The referendum is in line with the political principle that popular sovereignty (i.e., of the people) transcends the authority of governments. That is to say, people have the right to establish government (rather than vice versa). In this case, the southern Sudanese decided to form a new and separate state. The result of the vote, being almost unanimous, proffers an excellent snapshot of a will of the people.  Typically, this term is abused, such as when a candidate wins reelection by a margin of fifteen or twenty percentage points.  Receiving 65% of the vote does not represent the will of the people; rather, it is the will of a majority of the people. There is a difference. In the case of south Sudan, we can say with confidence that it was the people's will to separate. That is to say, the people spoke with one voice. How rare it is for there to be a will of the people; hence we treat the view of a bare majority as such--essentially over-generalizing.  Politicians typically do the same with mandates.

What is unclear from the referendum is how the people feel about waiting until July for actual independence.  To be sure, there are outstanding issues that need to be worked out, but is it really necessary for independence to wait for everything to be worked out; President Bashir has already announced that his government would recognize the independence of the south. The acceptance of July by the Obama administration is similar to that administration's decision at the time not to push President Mubarak of Egypt to step down before September when elections would be held even had there not been mass protests.  In short, government officials seem to be oriented to time in slow motion.

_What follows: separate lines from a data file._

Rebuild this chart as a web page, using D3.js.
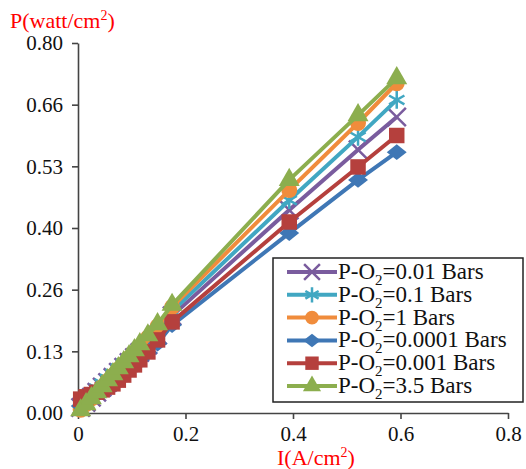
<!DOCTYPE html>
<html>
<head>
<meta charset="utf-8">
<script src="https://cdn.jsdelivr.net/npm/d3@7"></script>
<style>
  body { margin: 0; background: #fff; }
</style>
</head>
<body>
<div id="viz"></div>
<script>
// current density values (A/cm2), shared by all series
let currents = [0.005, 0.015, 0.025, 0.035, 0.045, 0.055, 0.065, 0.075, 0.085, 0.095, 0.105, 0.115, 0.13, 0.148, 0.175, 0.393, 0.521, 0.593]

// power density (watt/cm2) for each O2 pressure
let p001 = [0.012, 0.023, 0.034, 0.045, 0.056, 0.066, 0.077, 0.088, 0.099, 0.109, 0.120, 0.131, 0.147, 0.168, 0.210, 0.439, 0.569, 0.640]
let p01 = [0.020, 0.031, 0.042, 0.053, 0.064, 0.074, 0.085, 0.096, 0.107, 0.117, 0.128, 0.139, 0.156, 0.178, 0.220, 0.460, 0.597, 0.677]
let p1 = [0.007, 0.019, 0.031, 0.044, 0.056, 0.069, 0.081, 0.094, 0.106, 0.119, 0.131, 0.144, 0.163, 0.187, 0.229, 0.482, 0.627, 0.713]
let p00001 = [0.015, 0.025, 0.034, 0.043, 0.052, 0.061, 0.070, 0.079, 0.088, 0.097, 0.106, 0.115, 0.130, 0.150, 0.190, 0.389, 0.504, 0.564]
let p0001 = [0.030, 0.035, 0.040, 0.045, 0.050, 0.056, 0.063, 0.071, 0.082, 0.093, 0.104, 0.115, 0.132, 0.158, 0.197, 0.413, 0.532, 0.600]
let p35 = [0.006, 0.019, 0.032, 0.045, 0.058, 0.071, 0.084, 0.097, 0.110, 0.123, 0.136, 0.149, 0.168, 0.192, 0.234, 0.504, 0.644, 0.724]

let seriesNames = ['0.01', '0.1', '1', '0.0001', '0.001', '3.5']
let seriesValues = [p001, p01, p1, p00001, p0001, p35]
let seriesColors = ['#7a5c9e', '#41a7c2', '#f08c3c', '#3f77b5', '#b5403d', '#8cae4e']
let seriesMarkers = ['times', 'asterisk', 'circle', 'diamond', 'square', 'triangle']

let xTicks = [0, 0.2, 0.4, 0.6, 0.8]
let xTickLabels = ['0', '0.2', '0.4', '0.6', '0.8']
let yTicks = [0, 0.8 / 6, 1.6 / 6, 0.4, 3.2 / 6, 4 / 6, 0.8]
let yTickLabels = ['0.00', '0.13', '0.26', '0.40', '0.53', '0.66', '0.80']

let width = 526, height = 469
let font = '"Liberation Serif", "Times New Roman", serif'

let svg = d3.select('#viz')
			.append('svg')
			.attr('width', width)
			.attr('height', height)
			.style('font-family', font)

let x = d3.scaleLinear().domain([0, 0.8]).range([78, 508])
let y = d3.scaleLinear().domain([0, 0.8]).range([413, 43])

//axes
let xAxis = svg.append('g')
				.attr('transform', `translate(0, ${y(0)})`)
				.call(d3.axisBottom(x)
						.tickValues(xTicks)
						.tickFormat((d, i) => xTickLabels[i])
						.tickSize(6)
						.tickSizeOuter(0)
						.tickPadding(7))

let yAxis = svg.append('g')
				.attr('transform', `translate(${x(0)}, 0)`)
				.call(d3.axisLeft(y)
						.tickValues(yTicks)
						.tickFormat((d, i) => yTickLabels[i])
						.tickSize(6)
						.tickSizeOuter(0)
						.tickPadding(9))

svg.selectAll('.domain, .tick line')
	.attr('stroke', '#444')
	.attr('stroke-width', 1.6)

svg.selectAll('.tick text')
	.attr('font-family', null)
	.style('font-family', font)
	.style('font-size', '21px')
	.attr('fill', '#111')

//axis titles
let yTitle = svg.append('text')
				.attr('x', 10)
				.attr('y', 28)
				.attr('fill', '#ff0000')
				.style('font-size', '22px')
yTitle.append('tspan').text('P(watt/cm')
yTitle.append('tspan').attr('dy', -8).style('font-size', '14px').text('2')
yTitle.append('tspan').attr('dy', 8).text(')')

let xTitle = svg.append('text')
				.attr('x', 277)
				.attr('y', 465)
				.attr('fill', '#ff0000')
				.style('font-size', '22px')
xTitle.append('tspan').text('I(A/cm')
xTitle.append('tspan').attr('dy', -8).style('font-size', '14px').text('2')
xTitle.append('tspan').attr('dy', 8).text(')')

//marker helper
function drawMarker(g, type, color, s) {
	if (type === 'times') {
		g.append('path')
			.attr('d', d3.symbol().type(d3.symbolTimes).size(s * 1.1)())
			.attr('fill', 'none').attr('stroke', color).attr('stroke-width', 2.5)
	} else if (type === 'asterisk') {
		g.append('path')
			.attr('d', d3.symbol().type(d3.symbolAsterisk).size(s * 1.1)())
			.attr('fill', 'none').attr('stroke', color).attr('stroke-width', 2.5)
	} else if (type === 'circle') {
		g.append('path')
			.attr('d', d3.symbol().type(d3.symbolCircle).size(s)())
			.attr('fill', color)
	} else if (type === 'diamond') {
		g.append('path')
			.attr('d', d3.symbol().type(d3.symbolSquare).size(s * 0.75)())
			.attr('transform', 'scale(1.15, 0.9) rotate(45)')
			.attr('fill', color)
	} else if (type === 'square') {
		g.append('path')
			.attr('d', d3.symbol().type(d3.symbolSquare).size(s * 1.2)())
			.attr('fill', color)
	} else {
		g.append('path')
			.attr('d', d3.symbol().type(d3.symbolTriangle).size(s * 0.95)())
			.attr('fill', color)
	}
}

let line = d3.line()
			.x((d, i) => x(currents[i]))
			.y(d => y(d))

//series lines and markers
seriesValues.forEach((vals, k) => {
	let g = svg.append('g')
	g.append('path')
		.datum(vals)
		.attr('d', line)
		.attr('fill', 'none')
		.attr('stroke', seriesColors[k])
		.attr('stroke-width', 4)
		.attr('stroke-linejoin', 'round')

	vals.forEach((v, i) => {
		let m = g.append('g')
				.attr('transform', `translate(${x(currents[i])}, ${y(v)})`)
		drawMarker(m, seriesMarkers[k], seriesColors[k], 200)
	})
})

//legend
let legend = svg.append('g')

legend.append('rect')
		.attr('x', 273)
		.attr('y', 258)
		.attr('width', 250)
		.attr('height', 144)
		.attr('fill', '#fff')
		.attr('stroke', '#222')
		.attr('stroke-width', 1.5)

seriesNames.forEach((name, k) => {
	let cy = 272 + k * 22.8
	legend.append('line')
			.attr('x1', 287).attr('x2', 337)
			.attr('y1', cy).attr('y2', cy)
			.attr('stroke', seriesColors[k])
			.attr('stroke-width', 4)
	let m = legend.append('g').attr('transform', `translate(312, ${cy})`)
	drawMarker(m, seriesMarkers[k], seriesColors[k], 150)

	let t = legend.append('text')
				.attr('x', 338)
				.attr('y', cy + 7)
				.attr('fill', '#111')
				.style('font-size', '23px')
	t.append('tspan').text('P-O')
	t.append('tspan').attr('dy', 6).style('font-size', '15px').text('2')
	t.append('tspan').attr('dy', -6).text(`=${name} Bars`)
})
</script>
</body>
</html>
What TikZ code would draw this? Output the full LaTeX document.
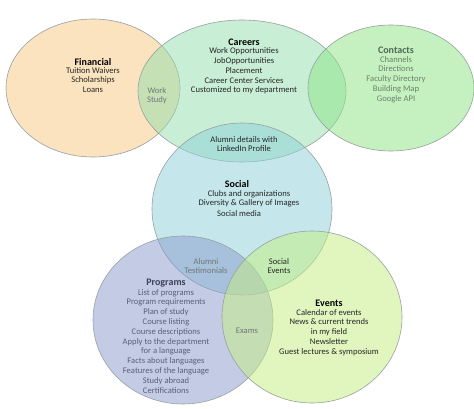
\documentclass[tikz,border=0pt]{standalone}
\usepackage{fontspec}
\setmainfont{Carlito}
\definecolor{cFin}{RGB}{249,201,129}
\definecolor{cCar}{RGB}{147,223,175}
\definecolor{cCon}{RGB}{141,229,133}
\definecolor{cSoc}{RGB}{141,209,217}
\definecolor{cPro}{RGB}{139,155,205}
\definecolor{cEve}{RGB}{197,239,129}
\definecolor{edge}{RGB}{150,160,160}
\definecolor{tConT}{RGB}{80,105,85}
\definecolor{tCon}{RGB}{105,130,105}
\definecolor{tProT}{RGB}{60,65,90}
\definecolor{tPro}{RGB}{90,95,120}
\definecolor{tGrey}{RGB}{110,120,120}
\begin{document}
\begin{tikzpicture}[x=1pt,y=-1pt,
  setc/.style={draw=edge,line width=0.6pt,fill opacity=0.5},
  lbl/.style={align=center,font=\fontsize{8.6}{9.8}\selectfont,inner sep=0pt,anchor=north},
  ttl/.style={font=\fontsize{10}{12}\selectfont\bfseries,inner sep=0pt}]
\useasboundingbox (0,0) rectangle (474,409);
\fill[white] (0,0) rectangle (474,409);
% sets
\draw[setc,fill=cFin] (93,88) ellipse [x radius=87,y radius=69];
\draw[setc,fill=cCar] (242,91) ellipse [x radius=104,y radius=71];
\draw[setc,fill=cCon] (391,88) ellipse [x radius=83,y radius=63];
\draw[setc,fill=cSoc] (242,209) ellipse [x radius=90,y radius=86];
\draw[setc,fill=cPro] (183,320) ellipse [x radius=90,y radius=84];
\draw[setc,fill=cEve] (312,317) ellipse [x radius=90,y radius=86];
% Financial
\node[ttl] (fint) at (93,62) {Financial};
\node[lbl,text=black!85] (fin) at (93,67) {Tuition Waivers\\Scholarships\\Loans};
% Work study
\node[lbl,text=tGrey] (ws) at (157,87) {Work\\Study};
% Careers
\node[ttl] (cart) at (244,42) {Careers};
\node[lbl,text=black!85] (car) at (244,47.5) {Work Opportunities\\JobOpportunities\\Placement\\Career Center Services\\Customized to my department};
% Contacts
\node[ttl,text=tConT] (cont) at (396,50) {Contacts};
\node[lbl,text=tCon] (con) at (396,56) {Channels\\Directions\\Faculty Directory\\Building Map\\Google API};
% Alumni details
\node[lbl,text=black!85] (ad) at (244,136) {Alumni details with\\LinkedIn Profile};
% Social
\node[ttl] (soct) at (237,184) {Social};
\node[lbl,text=black!85] (soc1) at (249,190) {Clubs and organizations\\Diversity \& Gallery of Images};
\node[lbl,text=black!85] (soc2) at (239,210) {Social media};
% Alumni testimonials
\node[lbl,text=tGrey] (at) at (206,258) {Alumni\\Testimonials};
% Social events
\node[lbl,text=black!85] (se) at (279,258) {Social\\Events};
% Programs
\node[ttl,text=tProT] (prot) at (166,283) {Programs};
\node[lbl,text=tPro] (pro) at (166,289) {List of programs\\Program requirements\\Plan of study\\Course listing\\Course descriptions\\Apply to the department\\for a language\\Facts about languages\\Features of the language\\Study abroad\\Certifications};
% Exams
\node[lbl,text=tGrey] (ex) at (247,328) {Exams};
% Events
\node[ttl] (evt) at (329,303) {Events};
\node[lbl,text=black!85] (ev) at (329,309) {Calendar of events\\News \& current trends\\in my field\\Newsletter\\Guest lectures \& symposium};
\end{tikzpicture}
\end{document}
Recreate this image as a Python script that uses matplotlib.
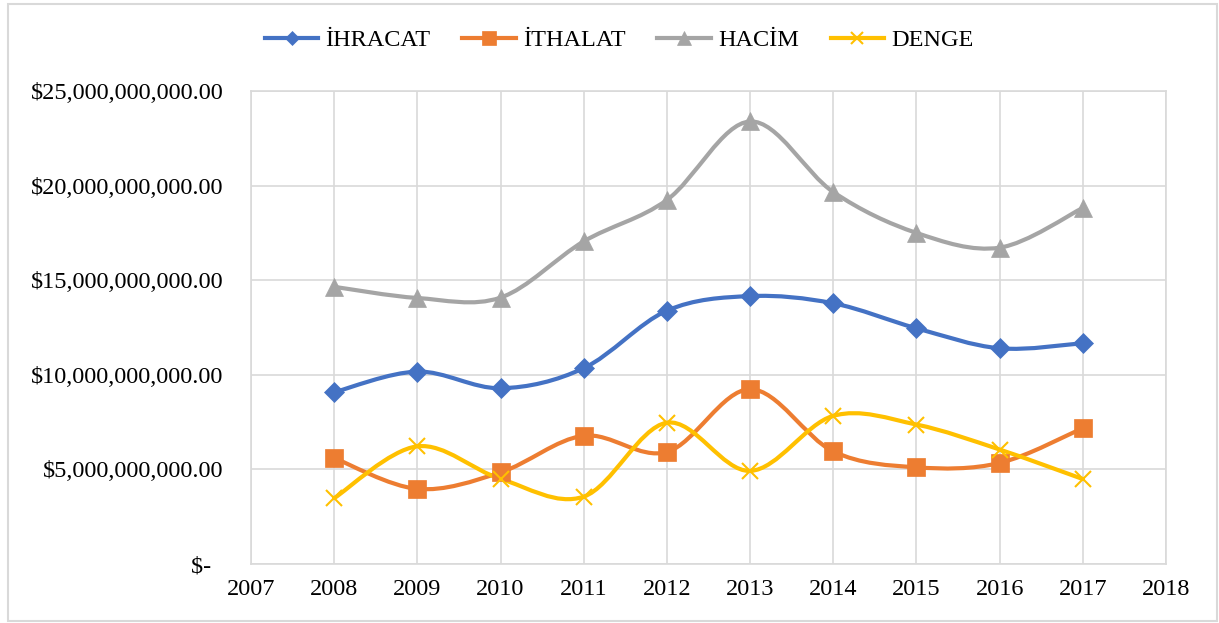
import matplotlib
matplotlib.use("Agg")
import matplotlib.pyplot as plt
from matplotlib.path import Path
from matplotlib.patches import PathPatch, Rectangle
from matplotlib.lines import Line2D
from matplotlib.ticker import FuncFormatter

plt.rcParams['font.family'] = ['Liberation Serif', 'DejaVu Serif']

years = [2008, 2009, 2010, 2011, 2012, 2013, 2014, 2015, 2016, 2017]
ihracat = [9.08e9, 10.17e9, 9.29e9, 10.35e9, 13.39e9, 14.16e9, 13.78e9, 12.46e9, 11.40e9, 11.67e9]
ithalat = [5.60e9, 3.97e9, 4.84e9, 6.78e9, 5.92e9, 9.24e9, 5.95e9, 5.11e9, 5.34e9, 7.18e9]
hacim = [14.65e9, 14.06e9, 14.08e9, 17.05e9, 19.24e9, 23.39e9, 19.66e9, 17.50e9, 16.72e9, 18.82e9]
denge = [3.48e9, 6.22e9, 4.50e9, 3.56e9, 7.47e9, 4.92e9, 7.83e9, 7.37e9, 6.05e9, 4.49e9]

series = [
    ("İHRACAT", ihracat, "#4472C4", "D", 10),
    ("İTHALAT", ithalat, "#ED7D31", "s", 12.5),
    ("HACİM", hacim, "#A5A5A5", "^", 13),
    ("DENGE", denge, "#FFC000", "x", 11.5),
]


def smooth_path(xs, ys):
    # excel-like smoothed line: cubic bezier through each point
    pts = list(zip(xs, ys))
    n = len(pts)
    verts = [pts[0]]
    codes = [Path.MOVETO]
    for i in range(n - 1):
        p0 = pts[i - 1] if i > 0 else pts[i]
        p1 = pts[i]
        p2 = pts[i + 1]
        p3 = pts[i + 2] if i + 2 < n else pts[i + 1]
        c1 = (p1[0] + (p2[0] - p0[0]) / 6, p1[1] + (p2[1] - p0[1]) / 6)
        c2 = (p2[0] - (p3[0] - p1[0]) / 6, p2[1] - (p3[1] - p1[1]) / 6)
        verts += [c1, c2, p2]
        codes += [Path.CURVE4] * 3
    return Path(verts, codes)


fig = plt.figure(figsize=(12.19, 6.23), dpi=100)
ax = fig.add_axes([251 / 1219, 1 - 564 / 623, (1166 - 251) / 1219, (564 - 91) / 623])

handles = []
for name, vals, col, mk, ms in series:
    ax.add_patch(PathPatch(smooth_path(years, vals), fill=False, edgecolor=col,
                           linewidth=3, capstyle='round', joinstyle='round', zorder=3))
    ax.plot(years, vals, linestyle='none', marker=mk, markersize=ms, color=col,
            markeredgecolor=col, markeredgewidth=1.5 if mk == 'x' else 0.5, zorder=4)
    handles.append(Line2D([], [], color=col, linewidth=3, marker=mk,
                          markersize=ms * 0.75, markeredgecolor=col,
                          markeredgewidth=1.5 if mk == 'x' else 0.5, label=name))

ax.set_xlim(2007, 2018)
ax.set_ylim(0, 25e9)
ax.set_xticks(range(2007, 2019))
ax.set_yticks([0, 5e9, 10e9, 15e9, 20e9, 25e9])
ax.yaxis.set_major_formatter(FuncFormatter(lambda v, p: f"${v:,.2f}" if v > 0 else "$-  "))
ax.tick_params(axis='both', length=0, labelsize=17.5, colors='#000000')
ax.tick_params(axis='y', pad=20)
ax.tick_params(axis='x', pad=11)
ax.grid(True, color='#D9D9D9', linewidth=1.2)
ax.set_axisbelow(True)
for s in ax.spines.values():
    s.set_color('#D9D9D9')
    s.set_linewidth(1.2)

fig.legend(handles=handles, loc='center', bbox_to_anchor=(0.508, 1 - 40 / 623),
           ncol=4, frameon=False, fontsize=17.5, handlelength=2.2,
           handletextpad=0.3, columnspacing=1.3, numpoints=1)

fig.patches.append(Rectangle((8 / 1219, 1 - 621 / 623), (1217 - 8) / 1219, (621 - 4) / 623,
                             transform=fig.transFigure, fill=False,
                             edgecolor='#D9D9D9', linewidth=1.5))

fig.savefig("out.png", dpi=100)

The Obama administration's announcement that it would recognize south Sudan as a sovereign and independent state might not seem fitting, as the new state would presumably be a new state in the African Union (AU).  However, that union, unlike the EU and US, is a confederation akin to an alliance wherein the states continue to hold all of the governmental sovereignty. In contrast to confederations such as the AU, modern federations divide governmental sovereignty between two systems of government--that of the federation and that of the state governments.  That the AU had not intervened in the internal discord in the Ivory Coast, Egypt and Sudan suggests that that union is simply a league of friendship, merely able to mediate if invited, as in Zimbabwe during the crisis between the President and prime minister. The feckless condition of the AU can also be seen in the fact that it took so long for south Sudan to even vote on independence in spite of the fact that it was the will of the people in south Sudan. Was it really necessary, for example, to wait until 2011 when the peace treaty was signed in 2005? A union with teeth might have been able to expedite things. Unlike the states of the EU and US, the typical state in the AU is run by a dictator rather than being a republic in fact as well as name. The American Founding Fathers believed that a federal system could only have republics as members; dictators would guard their power too much and thus be too inclined to break off. Unlike a dictator, government officials in a republic are used to sharing power, so ceding some sovereignty to an empire-scale federation is not so hard. However, it can be in the political or economic interest of even a Leviathan dictator to transfer some governmental sovereignty to a federal union. Specifically, a dictator may be expected to benefit from the economic and political gains that come from a united political front and a common market. Twenty percent of 100 is more than 100% of 10. A federation of non-republic states is thus possible.

In terms of south Sudan, the cost of a weak AU was having to suffer a snail's pace on the road to independence. To be sure, such a pace was in the interest of Sudan's government. However, issues are only intractable if they are seen as such, and the people in the south could have voted on a date as well as on whether to secede. The dissolution of the Soviet Union attests to how quickly polities can change.Just as it was not clear in Febrauary, 2011 that President Mubarak had to stay in office in Egypt for seven months in order for there to be order, it should not have been presumed that south Sudan had to wait until July. Even if top government officials are typically old people, governments need not move in slow motion. The dragged-out pace evinced by south Sudan's independence even after the overwhelming 99% voting to secede suggests that governmental time is not our time and that we, the people, can move the old clocks an hour ahead in keeping with the increasing daylight. Whereas the progress of the twentieth century was largely technoligical, in the twenty-first century the human race may reach a threshold of perception wherein the dogmatic or arbitrary nature of governments is finally seen for what it is, and exercise greater popular sovereignty to make our governments more responsive. As of 2011, a critical mass of perception had not yet occurred; hence it could not yet be said that the human race itself had reached a new sense of its power over its governments.


1. Josh Kron, "Sudan Leader to Accept Secession of South," The New York Times, February 7, 2011.